Muvhango Lukhaimane, Pension Funds Adjudicator
In a victory for long suffering members of the Private Security Sector Provident Fund, the Gauteng High Court dismissed four applications by a security company for the determinations issued by the Pension Funds Adjudicator against it to be set aside.
Mafoko Security Patrols (Pty) Ltd sought an order reviewing and setting aside determinations made by the Pension Funds Adjudicator, Muvhango Lukhaimane.
At the heart of each application was Mafoko’s repeated failure, in some cases over years, to pay contributions due on behalf of employees to the fund. In each case, a former employee in question had lodged a complaint with the PFA, which was then sent to Mafoko and the fund, with the PFA giving them a period within which to attempt to resolve the matter. In all cases, the complaint remained unresolved, requiring an investigation and subsequent determination by the PFA, which was made after requesting the parties’ input. In each case, Mafoko simply ignored the PFA.
In addition to seeking to review and set aside the PFA’s determination, Mafoko also challenged the fund’s computation of arrear contributions as ordered by the PFA and requested the matter to be decided afresh.

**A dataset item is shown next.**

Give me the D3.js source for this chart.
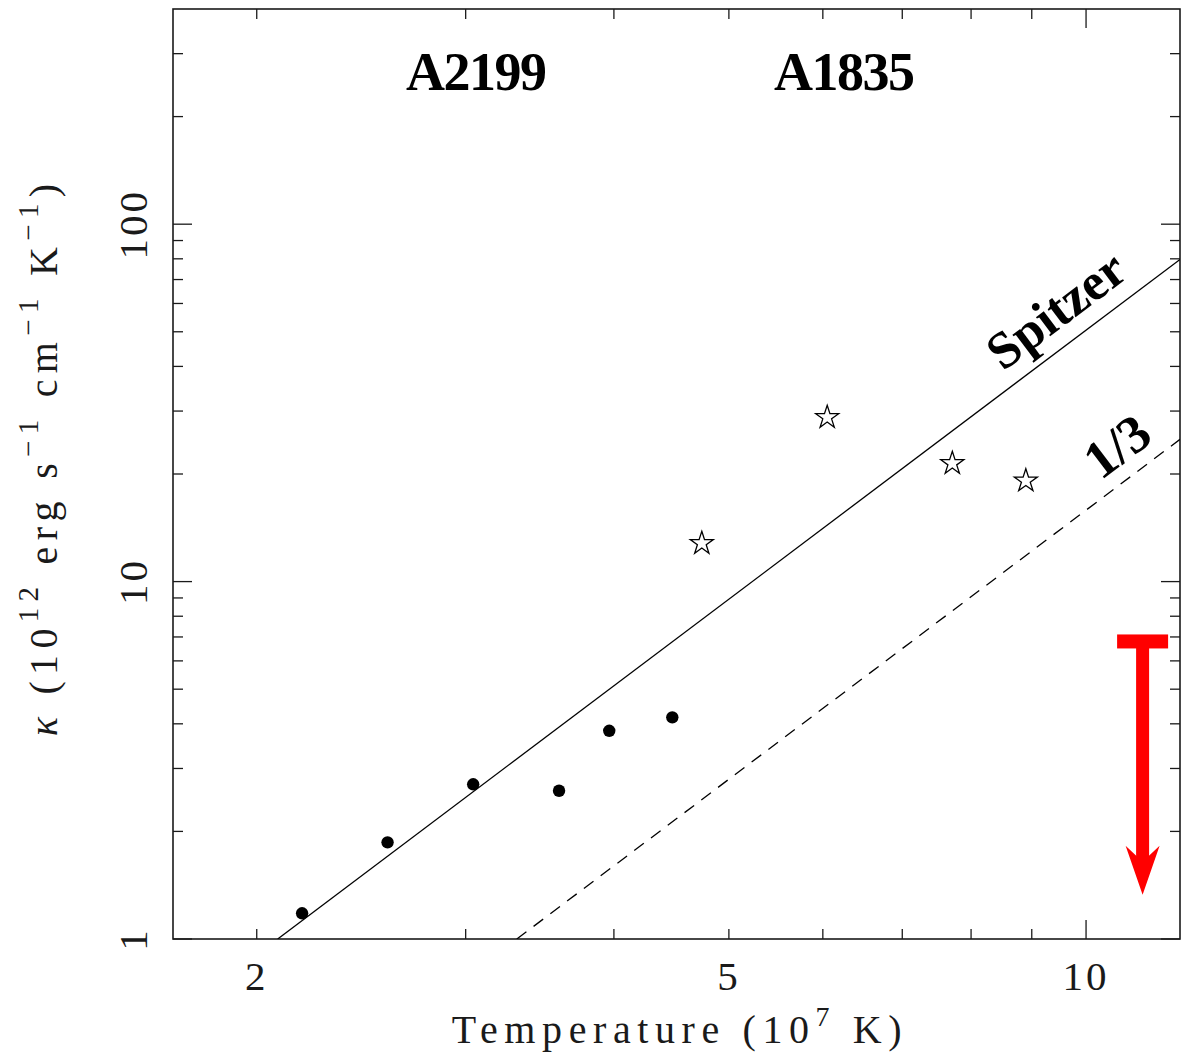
<!DOCTYPE html>
<html><head><meta charset="utf-8">
<script src="https://cdn.jsdelivr.net/npm/d3@7/dist/d3.min.js"></script>
<style>
html,body{margin:0;padding:0;background:#fff;}
svg{display:block;}
</style></head>
<body>
<svg id="chart" width="1184" height="1054"></svg>
<script>
// ---- data ----
const dotTemp   = [2.184, 2.578, 3.044, 3.596, 3.964, 4.480];   // A2199 (10^7 K)
const dotKappa  = [1.180, 1.864, 2.709, 2.599, 3.825, 4.170];
const starTemp  = [4.744, 6.051, 7.714, 8.897];                 // A1835
const starKappa = [12.79, 28.80, 21.41, 19.14];
const spitzerTemp  = [2.083, 12];
const spitzerKappa = [1, 79.7];
const thirdTemp  = [3.313, 12];
const thirdKappa = [1, 25.0];
const limitTemp  = [11.16];
const limitKappa = [6.8, 1.33];   // upper limit bar, arrow tip
const xTickLabels = [2, 5, 10];
const yTickLabels = [1, 10, 100];
const xMinor = [2,3,4,5,6,7,8,9];
const xMajor = [10];
const yMinor = [2,3,4,5,6,7,8,9,20,30,40,50,60,70,80,90,200,300];
const yMajor = [1,10,100];
const clusterLabels = ["A2199", "A1835"];
const clusterLabelTemp = [3.06, 6.25];

const svg = d3.select("#chart");
const L = 173, R = 1180, T = 9, B = 939;
const x = d3.scaleLog().domain([1.7, 12]).range([L, R]);
const y = d3.scaleLog().domain([1, 400]).range([B, T]);
const serif = "'Liberation Serif','Times New Roman',serif";
const ink = "#1a1a1a";

svg.append("defs").append("clipPath").attr("id","clip")
  .append("rect").attr("x",L).attr("y",T).attr("width",R-L).attr("height",B-T);

// frame
svg.append("rect").attr("x",L).attr("y",T).attr("width",R-L).attr("height",B-T)
  .attr("fill","none").attr("stroke",ink).attr("stroke-width",1.6);

// ticks (inside, all four sides)
const tk = svg.append("g").attr("stroke",ink).attr("stroke-width",1.3);
const minLen = 10, majLen = 19;
xMinor.forEach(v => {
  tk.append("line").attr("x1",x(v)).attr("x2",x(v)).attr("y1",B).attr("y2",B-minLen);
  tk.append("line").attr("x1",x(v)).attr("x2",x(v)).attr("y1",T).attr("y2",T+minLen);
});
xMajor.forEach(v => {
  tk.append("line").attr("x1",x(v)).attr("x2",x(v)).attr("y1",B).attr("y2",B-majLen);
  tk.append("line").attr("x1",x(v)).attr("x2",x(v)).attr("y1",T).attr("y2",T+majLen);
});
yMinor.forEach(v => {
  tk.append("line").attr("y1",y(v)).attr("y2",y(v)).attr("x1",L).attr("x2",L+minLen);
  tk.append("line").attr("y1",y(v)).attr("y2",y(v)).attr("x1",R).attr("x2",R-minLen);
});
yMajor.forEach(v => {
  tk.append("line").attr("y1",y(v)).attr("y2",y(v)).attr("x1",L).attr("x2",L+majLen);
  tk.append("line").attr("y1",y(v)).attr("y2",y(v)).attr("x1",R).attr("x2",R-majLen);
});

// tick labels
svg.append("g").selectAll("text").data(xTickLabels).join("text")
  .attr("x", d => x(d)).attr("y", 990)
  .attr("text-anchor","middle").attr("font-family",serif).attr("font-size",41)
  .attr("letter-spacing", 3)
  .attr("fill",ink).text(d => d);
svg.append("g").selectAll("text").data(yTickLabels).join("text")
  .attr("transform", d => `translate(147,${y(d)}) rotate(-90)`)
  .attr("text-anchor","middle").attr("font-family",serif).attr("font-size",41)
  .attr("letter-spacing", 3)
  .attr("fill",ink).text(d => d);

// axis titles
const xt = svg.append("text").attr("x",680).attr("y",1043)
  .attr("text-anchor","middle").attr("font-family",serif).attr("font-size",40)
  .attr("letter-spacing",6.6).attr("fill",ink);
xt.append("tspan").text("Temperature (10");
xt.append("tspan").attr("dy",-17).attr("font-size",28).text("7");
xt.append("tspan").attr("dy",17).text(" K)");

const yt = svg.append("text").attr("transform","translate(57,457) rotate(-90)")
  .attr("text-anchor","middle").attr("font-family",serif).attr("font-size",40)
  .attr("letter-spacing",6.3).attr("fill",ink);
yt.append("tspan").attr("font-style","italic").text("κ");
yt.append("tspan").text(" (10");
yt.append("tspan").attr("dy",-19).attr("font-size",29).text("12");
yt.append("tspan").attr("dy",19).text(" erg s");
yt.append("tspan").attr("dy",-19).attr("font-size",29).text("−1");
yt.append("tspan").attr("dy",19).text(" cm");
yt.append("tspan").attr("dy",-19).attr("font-size",29).text("−1");
yt.append("tspan").attr("dy",19).text(" K");
yt.append("tspan").attr("dy",-19).attr("font-size",29).text("−1");
yt.append("tspan").attr("dy",19).text(")");

// lines
const plot = svg.append("g").attr("clip-path","url(#clip)");
const line = d3.line().x(d => x(d[0])).y(d => y(d[1]));
plot.append("path").datum(d3.zip(spitzerTemp, spitzerKappa))
  .attr("d", line).attr("fill","none").attr("stroke","#000").attr("stroke-width",1.3);
plot.append("path").datum(d3.zip(thirdTemp, thirdKappa))
  .attr("d", line).attr("fill","none").attr("stroke","#000").attr("stroke-width",1.3)
  .attr("stroke-dasharray","12,9");

// line labels
function angleOf(ts, ks){
  return Math.atan2(y(ks[1]) - y(ks[0]), x(ts[1]) - x(ts[0])) * 180 / Math.PI;
}
const ang = angleOf(spitzerTemp, spitzerKappa);
svg.append("text").attr("transform",`translate(1056,310) rotate(${ang})`)
  .attr("text-anchor","middle").attr("dominant-baseline","central")
  .attr("font-family",serif).attr("font-weight","bold").attr("font-size",52)
  .attr("fill","#000").text("Spitzer");
svg.append("text").attr("transform",`translate(1117,446) rotate(${ang})`)
  .attr("text-anchor","middle").attr("dominant-baseline","central")
  .attr("font-family",serif).attr("font-weight","bold").attr("font-size",53)
  .attr("fill","#000").text("1/3");

// cluster labels
svg.append("g").selectAll("text").data(clusterLabels).join("text")
  .attr("x", (d,i) => x(clusterLabelTemp[i])).attr("y", 90)
  .attr("text-anchor","middle").attr("font-family",serif).attr("font-weight","bold")
  .attr("font-size",54).attr("letter-spacing",-1.5).attr("fill","#000").text(d => d);

// points
plot.append("g").selectAll("circle").data(d3.zip(dotTemp, dotKappa)).join("circle")
  .attr("cx", d => x(d[0])).attr("cy", d => y(d[1])).attr("r", 6.2).attr("fill","#000");
const star = d3.symbol().type(d3.symbolStar).size(165);
plot.append("g").selectAll("path").data(d3.zip(starTemp, starKappa)).join("path")
  .attr("transform", d => `translate(${x(d[0])},${y(d[1])})`)
  .attr("d", star).attr("fill","#fff").attr("stroke","#000").attr("stroke-width",1.3)
  .attr("stroke-linejoin","miter");

// red upper-limit arrow
const ax = x(limitTemp[0]), ay0 = y(limitKappa[0]), ay1 = y(limitKappa[1]);
const red = svg.append("g").attr("fill","#ff0000");
red.append("rect").attr("x", ax - 25.5).attr("y", ay0 - 7).attr("width", 51).attr("height", 14);
red.append("rect").attr("x", ax - 6.5).attr("y", ay0).attr("width", 13).attr("height", (ay1 - 30) - ay0);
red.append("path").attr("d",
  `M${ax-17},${ay1-49} L${ax},${ay1} L${ax+17},${ay1-49} L${ax},${ay1-33} Z`);
</script>
</body></html>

The High Court stated that a determination of the PFA shall be deemed to be a civil judgment of any court of law. A writ or warrant of execution may be issued by the clerk or the registrar of the court after expiration of a period of six weeks after the date of the determination provided no has been lodged. No appeal was lodged in respect of the four determinations
Each of the former employees in question sought and obtained a writ of execution. It was at that point that Mafoko finally responded, approaching the court for urgent interdictory relief. Subsequently, the respondents were interdicted from executing the writ of execution pending this application
The court highlighted the challenge Mafoko would face in pursuing a review of the determination, given its status as a deemed civil judgment of the High Court and the non-compliance with section 7(2) of the Promotion of Administration of Justice Act, No. 3 of 2000, which requires the exhaustion of internal remedies, specifically a review at the Financial Service Tribunal in terms of section 230 of the Financial Sector Regulation Act No. 9 of 2017.
Furthermore, no case was made to suggest that the PFA had acted in a manner justifying the review or setting aside any of the four determinations. Mafoko also failed to establish the basis on which the fund’s calculations are reviewable. Accordingly, Mafoko could not succeed in its application to review the determinations and fund’s computation, as well as its request for the matter to be decided afresh.
Mafoko’s attempts to withdraw the applications, tender costs, and pay the arrear contributions owed to the fund were rejected by the court, notably because they had submitted numerous similar applications, and the judgment in this case would apply to all outstanding matters. Allowing a withdrawal would leave those cases unresolved and place an unnecessary burden on the court’s opposed roll, with cases that could have been resolved speedily.
In addition, Mafoko failed to participate in the proceedings before the PFA and demonstrated a lack of urgency in resolving its employees’ complaints; this was evidenced by the delay in setting down these applications following the granting of the interim interdicts by the court.
Accordingly, allowing a withdrawal of the cases would hinder the resolution of systemic issues. Thus Mafoko’s applications were dismissed with costs.